Abstract

Wiedemann's Annalen der Physik und Chemie, No. 11.—Experimental researches on the origin of frictional electricity, by C. Christiansen. Friction by itself does not generate electricity. The appearance of the latter is due to chemical decompositions which are initiated by contact and completed on separation. These results are those of experiments with a tube coated on the inside with various insulators, arranged so that mercury could be brought into contact with them and withdrawn, after which a charge was indicated by a galvanometer.—On thermocouples of metals and saline solutions, by August Hagenbach. In the case of couples consisting of inetals and their salts, the E.M.F. increases with the dilution, and more rapidly than the difference of temperature. In combinations of platinum with hot and cold saline solutions the same acids give about the same forces, and differences of concentration have a very marked influence.
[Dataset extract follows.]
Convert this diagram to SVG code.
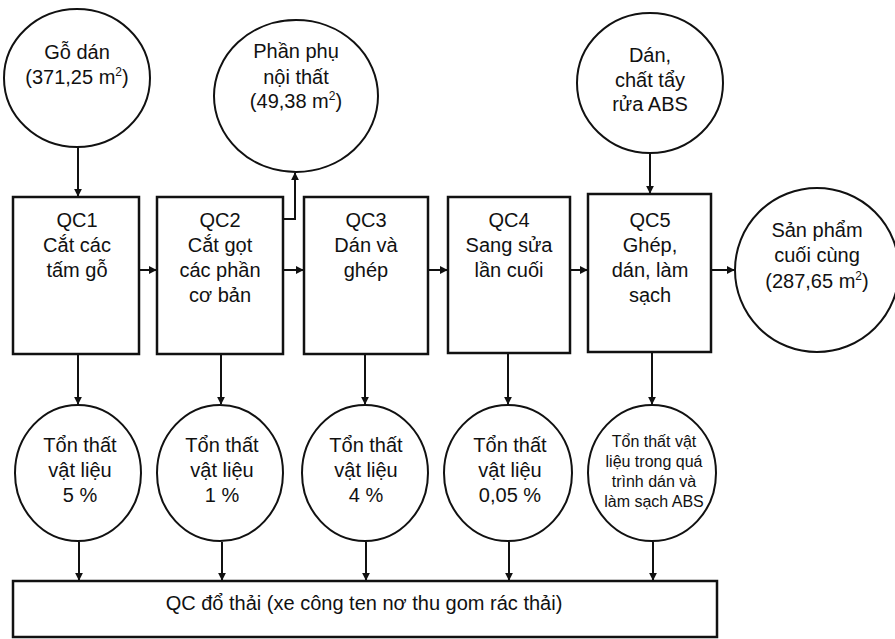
<svg xmlns="http://www.w3.org/2000/svg" width="895" height="639" viewBox="0 0 895 639">
  <style>
    .shape { fill: #fff; stroke: #111; stroke-width: 2; }
    .box { fill: #fff; stroke: #111; stroke-width: 2.5; }
    .lbl { font-family: "Liberation Sans", Arial, sans-serif; font-size: 20px; fill: #111; text-anchor: middle; }
    .sm { font-size: 16px; }
    .sup { font-size: 12px; }
    .wire { fill: none; stroke: #111; stroke-width: 2; }
  </style>
  <defs>
    <marker id="arr" viewBox="0 0 10 10" refX="9" refY="5" markerWidth="8" markerHeight="8" orient="auto" markerUnits="userSpaceOnUse">
      <path d="M0,0 L10,5 L0,10 z" fill="#111"/>
    </marker>
  </defs>

  <rect width="895" height="639" fill="#fff"/>

  <!-- connectors -->
  <g id="connectors" class="wire" marker-end="url(#arr)">
    <line x1="78" y1="147" x2="78" y2="196"/>
    <polyline points="283,219 295,219 295,173"/>
    <line x1="650" y1="152" x2="650" y2="193"/>
    <line x1="139" y1="270" x2="156" y2="270"/>
    <line x1="283" y1="270" x2="303" y2="270"/>
    <line x1="428" y1="270" x2="447" y2="270"/>
    <line x1="570" y1="270" x2="587" y2="270"/>
    <line x1="711" y1="270" x2="734" y2="270"/>
    <line x1="78" y1="354" x2="78" y2="404"/>
    <line x1="221" y1="354" x2="221" y2="404"/>
    <line x1="365" y1="354" x2="365" y2="404"/>
    <line x1="508" y1="353" x2="508" y2="404"/>
    <line x1="652" y1="352" x2="652" y2="404"/>
    <line x1="79" y1="542" x2="79" y2="580"/>
    <line x1="222" y1="542" x2="222" y2="580"/>
    <line x1="366" y1="542" x2="366" y2="580"/>
    <line x1="509" y1="542" x2="509" y2="580"/>
    <line x1="653" y1="542" x2="653" y2="580"/>
  </g>

  <!-- input materials -->
  <g id="go-dan">
    <ellipse class="shape" cx="77" cy="78" rx="73" ry="69"/>
    <text class="lbl" x="77" y="59">Gỗ dán</text>
    <text class="lbl" x="77" y="84">(371,25 m<tspan class="sup" dy="-8">2</tspan><tspan dy="8">)</tspan></text>
  </g>

  <g id="phan-phu">
    <ellipse class="shape" cx="296" cy="96" rx="82" ry="76"/>
    <text class="lbl" x="296" y="58">Phần phụ</text>
    <text class="lbl" x="296" y="84">nội thất</text>
    <text class="lbl" x="296" y="108">(49,38 m<tspan class="sup" dy="-8">2</tspan><tspan dy="8">)</tspan></text>
  </g>

  <g id="dan-abs">
    <ellipse class="shape" cx="650" cy="83" rx="73" ry="70"/>
    <text class="lbl" x="650" y="62">Dán,</text>
    <text class="lbl" x="650" y="87">chất tẩy</text>
    <text class="lbl" x="650" y="111">rửa ABS</text>
  </g>

  <!-- process steps -->
  <g id="qc1">
    <rect class="box" x="13" y="197" width="126" height="157"/>
    <text class="lbl" x="77" y="227">QC1</text>
    <text class="lbl" x="77" y="252">Cắt các</text>
    <text class="lbl" x="77" y="277">tấm gỗ</text>
  </g>

  <g id="qc2">
    <rect class="box" x="157" y="197" width="126" height="157"/>
    <text class="lbl" x="220" y="227">QC2</text>
    <text class="lbl" x="220" y="252">Cắt gọt</text>
    <text class="lbl" x="220" y="277">các phần</text>
    <text class="lbl" x="220" y="302">cơ bản</text>
  </g>

  <g id="qc3">
    <rect class="box" x="304" y="197" width="124" height="157"/>
    <text class="lbl" x="366" y="227">QC3</text>
    <text class="lbl" x="366" y="252">Dán và</text>
    <text class="lbl" x="366" y="277">ghép</text>
  </g>

  <g id="qc4">
    <rect class="box" x="448" y="197" width="122" height="156"/>
    <text class="lbl" x="509" y="227">QC4</text>
    <text class="lbl" x="509" y="252">Sang sửa</text>
    <text class="lbl" x="509" y="277">lần cuối</text>
  </g>

  <g id="qc5">
    <rect class="box" x="588" y="194" width="123" height="158"/>
    <text class="lbl" x="650" y="227">QC5</text>
    <text class="lbl" x="650" y="252">Ghép,</text>
    <text class="lbl" x="650" y="277">dán, làm</text>
    <text class="lbl" x="650" y="302">sạch</text>
  </g>

  <!-- final product -->
  <g id="san-pham">
    <circle class="shape" cx="817" cy="270" r="82"/>
    <text class="lbl" x="817" y="237">Sản phẩm</text>
    <text class="lbl" x="817" y="262">cuối cùng</text>
    <text class="lbl" x="817" y="288">(287,65 m<tspan class="sup" dy="-8">2</tspan><tspan dy="8">)</tspan></text>
  </g>

  <!-- material losses -->
  <g id="loss1">
    <ellipse class="shape" cx="78" cy="473" rx="63" ry="68"/>
    <text class="lbl" x="80" y="452">Tổn thất</text>
    <text class="lbl" x="80" y="477">vật liệu</text>
    <text class="lbl" x="80" y="502">5 %</text>
  </g>

  <g id="loss2">
    <ellipse class="shape" cx="220" cy="473" rx="63" ry="68"/>
    <text class="lbl" x="222" y="452">Tổn thất</text>
    <text class="lbl" x="222" y="477">vật liệu</text>
    <text class="lbl" x="222" y="502">1 %</text>
  </g>

  <g id="loss3">
    <ellipse class="shape" cx="365" cy="473" rx="63" ry="68"/>
    <text class="lbl" x="366" y="452">Tổn thất</text>
    <text class="lbl" x="366" y="477">vật liệu</text>
    <text class="lbl" x="366" y="502">4 %</text>
  </g>

  <g id="loss4">
    <ellipse class="shape" cx="508" cy="473" rx="64" ry="68"/>
    <text class="lbl" x="510" y="452">Tổn thất</text>
    <text class="lbl" x="510" y="477">vật liệu</text>
    <text class="lbl" x="510" y="502">0,05 %</text>
  </g>

  <g id="loss5">
    <ellipse class="shape" cx="652" cy="473" rx="64" ry="68"/>
    <text class="lbl sm" x="654" y="447">Tổn thất vật</text>
    <text class="lbl sm" x="654" y="467">liệu trong quá</text>
    <text class="lbl sm" x="654" y="487">trình dán và</text>
    <text class="lbl sm" x="654" y="507">làm sạch ABS</text>
  </g>

  <!-- waste collection -->
  <g id="do-thai">
    <rect class="box" x="13" y="581" width="704" height="56"/>
    <text class="lbl" x="364" y="610">QC đổ thải (xe công ten nơ thu gom rác thải)</text>
  </g>
</svg>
The highest E.M.F. obtained was that of a platinum-cupric-chloride couple, which, with a 5˙6 per cent, solution, and with the two communicating portions of the liquid at 25° and 80° respectively, gave an E.M.F. of 0˙1541 volts.—Changes of length produced by magnetisation in iron, nickel, and cobalt ellipsoids, by H. Nagaoka. The optical lever method was employed. As the field intensity increases, iron first expands and then contracts, going through the opposite stages on reversing, and showing a decided hysteresis. Nickel simply contracts. Cobalt contracts first and then expands, the expansion increasing to a limiting value as the field intensity increases.—On elliptically-polarised rays of electric force, and on electric resonance, by L. Zehnder. The author shows how to produce circularly and elliptically polarised electric rays by two wire gratings placed one behind the other, with the directions of wires crossed.—On refraction and dispersion of rays of electric force, by A. Garbasso and E. Aschkinass. To produce a prism capable of affecting ether waves of the length of those due to Hertzian oscillations, a prism was constructed of a series of parallel glass plates, upon which were stuck “resonators” made of strips of tinfoil. This was placed between an exciter and a suitable resonator. It was found that the rays were refracted by angles differing according to the wave-length. The deviations for three different resonators were 9° 6′, 7° 18′, and 5° 24′ respectively.